Kilka miesięcy temu dyrektor jednej ze skół na warszawskiej Białołęce poinformował kuratora oświaty o nauczycielce, która prawdopodobnie posłużyła się fałszywymi dyplomami ukończenia studiów. Zawiadomienie o podejrzeniu popełnienia przez nią przestępstwa trafiło do prokuratury na Pradze Północ.

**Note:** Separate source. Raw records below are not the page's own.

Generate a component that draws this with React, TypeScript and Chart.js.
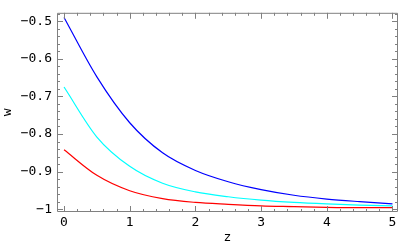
import React, { useEffect, useRef } from "react";
import { Chart, registerables } from "chart.js";

Chart.register(...registerables);

const zValues = [0, 0.5, 1, 1.5, 2, 2.5, 3, 3.5, 4, 4.5, 5];
const blueW = [-0.49, -0.648, -0.77, -0.85, -0.897, -0.927, -0.948, -0.963, -0.973, -0.98, -0.986];
const cyanW = [-0.675, -0.808, -0.886, -0.931, -0.954, -0.967, -0.976, -0.982, -0.986, -0.989, -0.991];
const redW = [-0.842, -0.91, -0.951, -0.972, -0.982, -0.987, -0.991, -0.993, -0.995, -0.996, -0.996];
const xTicks = [0, 1, 2, 3, 4, 5];
const yTicks = [-1, -0.9, -0.8, -0.7, -0.6, -0.5];
const xMinorStep = 0.2;
const yMinorStep = 0.02;

const FRAME = "#808080";
const FONT = "'DejaVu Sans Mono', monospace";

const fmt = (v: number) => String(Number(v.toFixed(2))).replace("-", "\u2212");

const framePlugin = {
  id: "framePlugin",
  afterDatasetsDraw(chart: any) {
    const { ctx, chartArea } = chart;
    const { left, right, top, bottom } = chartArea;
    const xs = chart.scales.x;
    const ys = chart.scales.y;
    ctx.save();
    ctx.strokeStyle = FRAME;
    ctx.lineWidth = 1;
    ctx.beginPath();
    ctx.rect(left + 0.5, top + 0.5, right - left - 1, bottom - top - 1);
    ctx.stroke();
    const drawX = (v: number, len: number) => {
      const p = Math.round(xs.getPixelForValue(v)) + 0.5;
      if (p < left + 1 || p > right - 1) return;
      ctx.moveTo(p, bottom);
      ctx.lineTo(p, bottom - len);
      ctx.moveTo(p, top);
      ctx.lineTo(p, top + len);
    };
    const drawY = (v: number, len: number) => {
      const p = Math.round(ys.getPixelForValue(v)) + 0.5;
      if (p < top + 1 || p > bottom - 1) return;
      ctx.moveTo(left, p);
      ctx.lineTo(left + len, p);
      ctx.moveTo(right, p);
      ctx.lineTo(right - len, p);
    };
    ctx.beginPath();
    for (let i = -1; i <= 26; i++) {
      const v = i * xMinorStep;
      if (v < xs.min || v > xs.max) continue;
      const major = Math.abs(v - Math.round(v)) < 1e-6;
      drawX(v, major ? 6 : 3);
    }
    for (let i = -51; i <= -23; i++) {
      const v = i * yMinorStep;
      if (v < ys.min || v > ys.max) continue;
      const major = Math.abs(v * 10 - Math.round(v * 10)) < 1e-6;
      drawY(v, major ? 6 : 3);
    }
    ctx.stroke();
    ctx.restore();
  },
};

export default function App() {
  const ref = useRef<HTMLCanvasElement | null>(null);
  useEffect(() => {
    document.body.style.margin = "0";
    const canvas = ref.current;
    if (!canvas) return;
    const mk = (data: number[], color: string) => ({
      data: zValues.map((z, i) => ({ x: z, y: data[i] })),
      borderColor: color,
      borderWidth: 1.2,
      pointRadius: 0,
      fill: false,
      cubicInterpolationMode: "monotone" as const,
    });
    const chart = new Chart(canvas, {
      type: "line",
      data: {
        datasets: [mk(blueW, "rgb(0,0,255)"), mk(cyanW, "rgb(0,255,255)"), mk(redW, "rgb(255,0,0)")],
      },
      options: {
        animation: false,
        responsive: false,
        maintainAspectRatio: false,
        devicePixelRatio: 1,
        layout: { padding: { top: 0, right: 2, bottom: 0, left: 0 } },
        plugins: { legend: { display: false }, tooltip: { enabled: false } },
        scales: {
          x: {
            type: "linear",
            min: -0.107,
            max: 5.084,
            afterBuildTicks: (s: any) => {
              s.ticks = xTicks.map((v) => ({ value: v }));
            },
            afterFit: (s: any) => {
              s.height = 35;
            },
            grid: { display: false, drawTicks: false },
            border: { display: false },
            ticks: {
              padding: 3,
              color: "#000",
              font: { family: FONT, size: 13 },
              callback: (v: any) => fmt(Number(v)),
              maxRotation: 0,
            },
            title: { display: true, text: "z", color: "#000", font: { family: FONT, size: 13 }, padding: { top: 0, bottom: 2 } },
          },
          y: {
            type: "linear",
            min: -1.0075,
            max: -0.4775,
            afterBuildTicks: (s: any) => {
              s.ticks = yTicks.map((v) => ({ value: v }));
            },
            afterFit: (s: any) => {
              s.width = 57;
            },
            grid: { display: false, drawTicks: false },
            border: { display: false },
            ticks: {
              padding: 5,
              color: "#000",
              font: { family: FONT, size: 13 },
              callback: (v: any) => fmt(Number(v)),
            },
            title: { display: true, text: "w", color: "#000", font: { family: FONT, size: 13 }, padding: { top: 0, bottom: 0 } },
          },
        },
      },
      plugins: [framePlugin],
    });
    return () => chart.destroy();
  }, []);
  return (
    <div style={{ width: 400, height: 247 }}>
      <canvas ref={ref} width={400} height={247} style={{ display: "block", width: 400, height: 247 }} />
    </div>
  );
}
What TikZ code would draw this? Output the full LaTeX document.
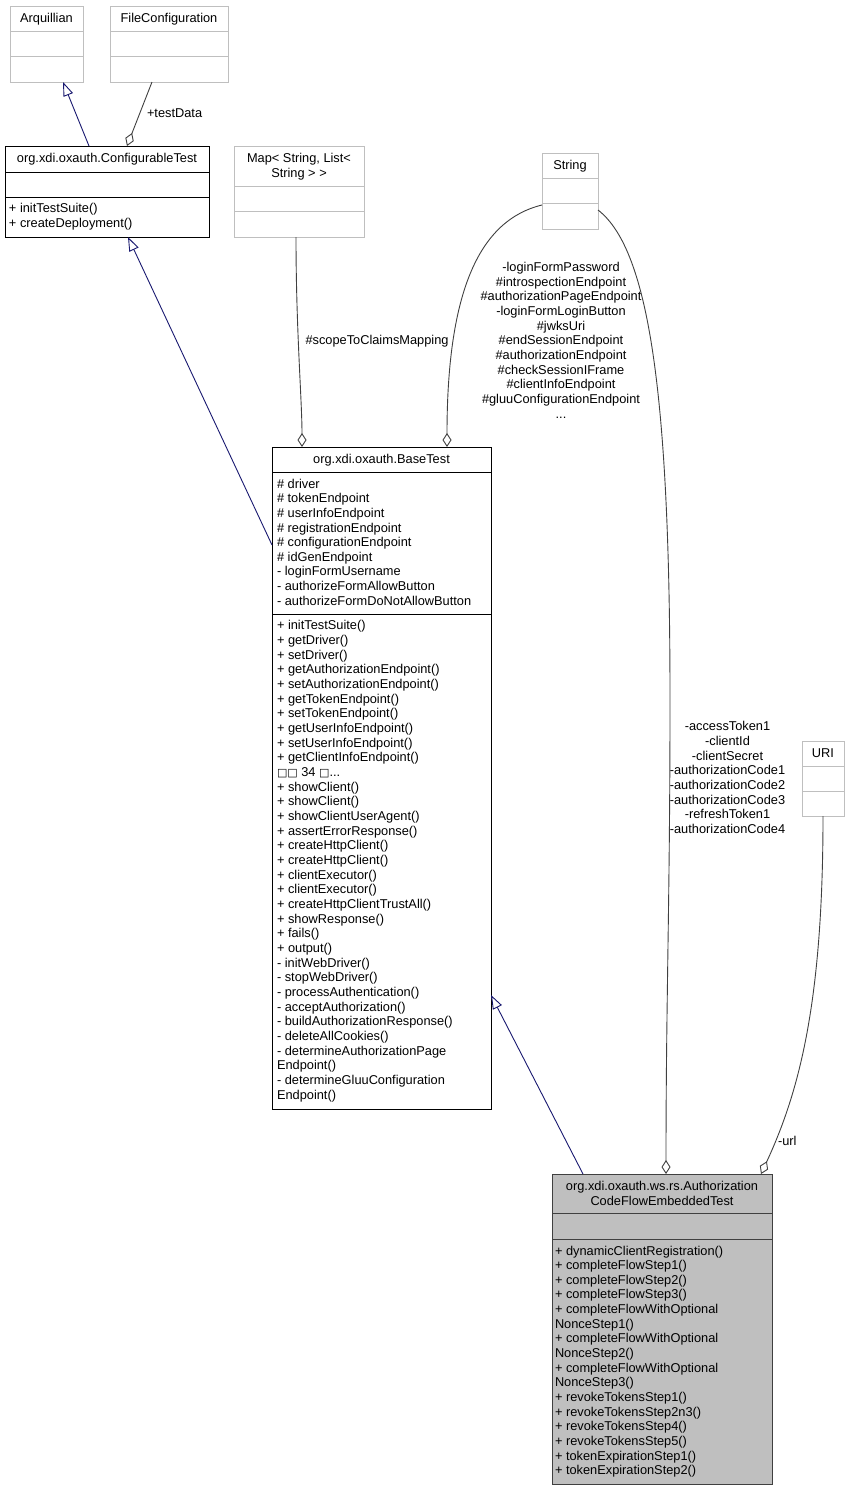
\documentclass[tikz,border=0pt]{standalone}
\usepackage{fontspec}
\setmainfont{Liberation Sans}
\newfontfamily\dejavu{DejaVu Sans}
\usetikzlibrary{arrows.meta}
\definecolor{edgegray}{HTML}{404040}
\definecolor{boxgray}{HTML}{BFBFBF}
\definecolor{navy}{HTML}{191970}
\begin{document}
\begin{tikzpicture}[x=1pt,y=-1pt,
 every node/.style={inner sep=0pt, outer sep=0pt, font=\fontsize{12.8}{14.66}\selectfont},
 cls/.style={draw, rectangle, anchor=north west, line width=0.9pt},
 extcls/.style={cls, draw=boxgray},
 maincls/.style={cls, draw=black},
 curcls/.style={cls, draw=edgegray, fill=boxgray},
 sepext/.style={draw=boxgray, line width=0.9pt},
 sepmain/.style={draw=black, line width=0.9pt},
 sepcur/.style={draw=edgegray, line width=0.9pt},
 title/.style={anchor=base, align=center},
 members/.style={anchor=base west, align=left},
 elabel/.style={align=center, anchor=base},
 inherit/.style={draw=navy, line width=0.9pt, -{Triangle[open, length=14pt, width=10pt, fill=white]}},
 aggr/.style={draw=edgegray, line width=0.9pt, -{Diamond[open, length=14pt, width=9pt, fill=white]}},
]
\useasboundingbox (0,0) rectangle (850,1491);

% (multi-line nodes are placed by the baseline of their LAST line)

% ---------- Arquillian
\node[extcls, minimum width=73pt, minimum height=76pt] (AQ) at (10,6) {};
\draw[sepext] (AQ.west |- 0,31) -- (AQ.east |- 0,31);
\draw[sepext] (AQ.west |- 0,56) -- (AQ.east |- 0,56);
\node[title] (AQt) at (46.5,22) {Arquillian};

% ---------- FileConfiguration
\node[extcls, minimum width=118pt, minimum height=76pt] (FC) at (110,6) {};
\draw[sepext] (FC.west |- 0,31) -- (FC.east |- 0,31);
\draw[sepext] (FC.west |- 0,56) -- (FC.east |- 0,56);
\node[title] (FCt) at (169,22) {FileConfiguration};

% ---------- ConfigurableTest
\node[maincls, minimum width=204pt, minimum height=91pt] (CT) at (5,146) {};
\draw[sepmain] (CT.west |- 0,172) -- (CT.east |- 0,172);
\draw[sepmain] (CT.west |- 0,197) -- (CT.east |- 0,197);
\node[title] (CTt) at (107,162.5) {org.xdi.oxauth.ConfigurableTest};
\node[members] (CTm) at (9,227.2) {+ initTestSuite()\\+ createDeployment()};

% ---------- Map
\node[extcls, minimum width=130pt, minimum height=91pt] (MP) at (234,146) {};
\draw[sepext] (MP.west |- 0,186) -- (MP.east |- 0,186);
\draw[sepext] (MP.west |- 0,211) -- (MP.east |- 0,211);
\node[title] (MPt) at (299,177.2) {Map< String, List<\\String > >};

% ---------- String
\node[extcls, minimum width=56pt, minimum height=76pt] (ST) at (542,153) {};
\draw[sepext] (ST.west |- 0,178) -- (ST.east |- 0,178);
\draw[sepext] (ST.west |- 0,203) -- (ST.east |- 0,203);
\node[title] (STt) at (570,169.5) {String};

% ---------- URI
\node[extcls, minimum width=42pt, minimum height=75pt] (URI) at (802,741) {};
\draw[sepext] (URI.west |- 0,766) -- (URI.east |- 0,766);
\draw[sepext] (URI.west |- 0,791) -- (URI.east |- 0,791);
\node[title] (URIt) at (823,757.5) {URI};

% ---------- BaseTest
\node[maincls, minimum width=219pt, minimum height=662pt] (BT) at (272,447) {};
\draw[sepmain] (BT.west |- 0,472) -- (BT.east |- 0,472);
\draw[sepmain] (BT.west |- 0,614) -- (BT.east |- 0,614);
\node[title] (BTt) at (381.5,463.5) {org.xdi.oxauth.BaseTest};
\node[members] (BTa) at (277,605.3) {\# driver\\\# tokenEndpoint\\\# userInfoEndpoint\\\# registrationEndpoint\\\# configurationEndpoint\\\# idGenEndpoint\\- loginFormUsername\\- authorizeFormAllowButton\\- authorizeFormDoNotAllowButton};
\node[members] (BTm) at (277,1099.1) {+ initTestSuite()\\+ getDriver()\\+ setDriver()\\+ getAuthorizationEndpoint()\\+ setAuthorizationEndpoint()\\+ getTokenEndpoint()\\+ setTokenEndpoint()\\+ getUserInfoEndpoint()\\+ setUserInfoEndpoint()\\+ getClientInfoEndpoint()\\{\dejavu\fontsize{11}{14.66}\selectfont □□} 34 {\dejavu\fontsize{11}{14.66}\selectfont □}...\\+ showClient()\\+ showClient()\\+ showClientUserAgent()\\+ assertErrorResponse()\\+ createHttpClient()\\+ createHttpClient()\\+ clientExecutor()\\+ clientExecutor()\\+ createHttpClientTrustAll()\\+ showResponse()\\+ fails()\\+ output()\\- initWebDriver()\\- stopWebDriver()\\- processAuthentication()\\- acceptAuthorization()\\- buildAuthorizationResponse()\\- deleteAllCookies()\\- determineAuthorizationPage\\Endpoint()\\- determineGluuConfiguration\\Endpoint()};

% ---------- AuthorizationCodeFlowEmbeddedTest
\node[curcls, minimum width=220pt, minimum height=310pt] (AC) at (552,1174) {};
\draw[sepcur] (AC.west |- 0,1213) -- (AC.east |- 0,1213);
\draw[sepcur] (AC.west |- 0,1239) -- (AC.east |- 0,1239);
\node[title] (ACt) at (662,1205.2) {org.xdi.oxauth.ws.rs.Authorization\\CodeFlowEmbeddedTest};
\node[members] (ACm) at (555,1474.9) {+ dynamicClientRegistration()\\+ completeFlowStep1()\\+ completeFlowStep2()\\+ completeFlowStep3()\\+ completeFlowWithOptional\\NonceStep1()\\+ completeFlowWithOptional\\NonceStep2()\\+ completeFlowWithOptional\\NonceStep3()\\+ revokeTokensStep1()\\+ revokeTokensStep2n3()\\+ revokeTokensStep4()\\+ revokeTokensStep5()\\+ tokenExpirationStep1()\\+ tokenExpirationStep2()};

% ---------- connectors
\draw[inherit] ([xshift=84pt]CT.north west) -- ([xshift=53pt]AQ.south west);
\draw[aggr] ([xshift=42pt]FC.south west) -- ([xshift=122pt]CT.north west);
\node[anchor=base west] (lbltd) at (147,117) {+testData};

\draw[inherit] ([yshift=-98pt]BT.north west) -- ([xshift=123pt]CT.south west);

\draw[aggr] ([xshift=62pt]MP.south west) .. controls (296,330) and (302,400) .. ([xshift=30pt]BT.north west);
\node[elabel] (lblsc) at (377,344) {\#scopeToClaimsMapping};

\draw[aggr] ([yshift=-52pt]ST.north west) .. controls (480,220) and (447,290) .. ([xshift=175pt]BT.north west);
\node[elabel] (lblst) at (561,418.1) {-loginFormPassword\\\#introspectionEndpoint\\\#authorizationPageEndpoint\\-loginFormLoginButton\\\#jwksUri\\\#endSessionEndpoint\\\#authorizationEndpoint\\\#checkSessionIFrame\\\#clientInfoEndpoint\\\#gluuConfigurationEndpoint\\...};

\coordinate (mid) at (670,700);
\draw[aggr] ([yshift=-57pt]ST.north east) .. controls (650,250) and (670,400) .. (mid) .. controls (670,900) and (666,1000) .. ([xshift=114pt]AC.north west);
\node[elabel] (lblac) at (727.5,833.6) {-accessToken1\\-clientId\\-clientSecret\\-authorizationCode1\\-authorizationCode2\\-authorizationCode3\\-refreshToken1\\-authorizationCode4};

\draw[aggr] (URI.south) .. controls (823,1000) and (800,1090) .. ([xshift=209pt]AC.north west);
\node[anchor=base west] (lblurl) at (778,1145) {-url};

\draw[inherit] ([xshift=31pt]AC.north west) -- ([yshift=-548pt]BT.north east);
\end{tikzpicture}
\end{document}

Kilka dni temu policjanci z Białołęki doprowadzili sprawę do końca. Ustalili, że 60-latka, dzięki podrobionym dokumentom, od 2001 roku uczyła biologii i języka angielskiego aż w 11 warszawskich i podwarszawskich gimnazjach i podstawówkach. „Nauczycielka” przyznała się, że posłużyła się kilkoma dyplomami ukończenia wrocławskich uczelni wyższych. Odmówiła składania wyjaśnień.
Usłyszała 11 zarzutów związanych z doprowadzenia do niekorzystnego rozporządzenia mieniem szkół, w których uczyła oraz posłużeniem się sfałszowanymi dokumentami. Grozi jej kara do 8 lat więzienia.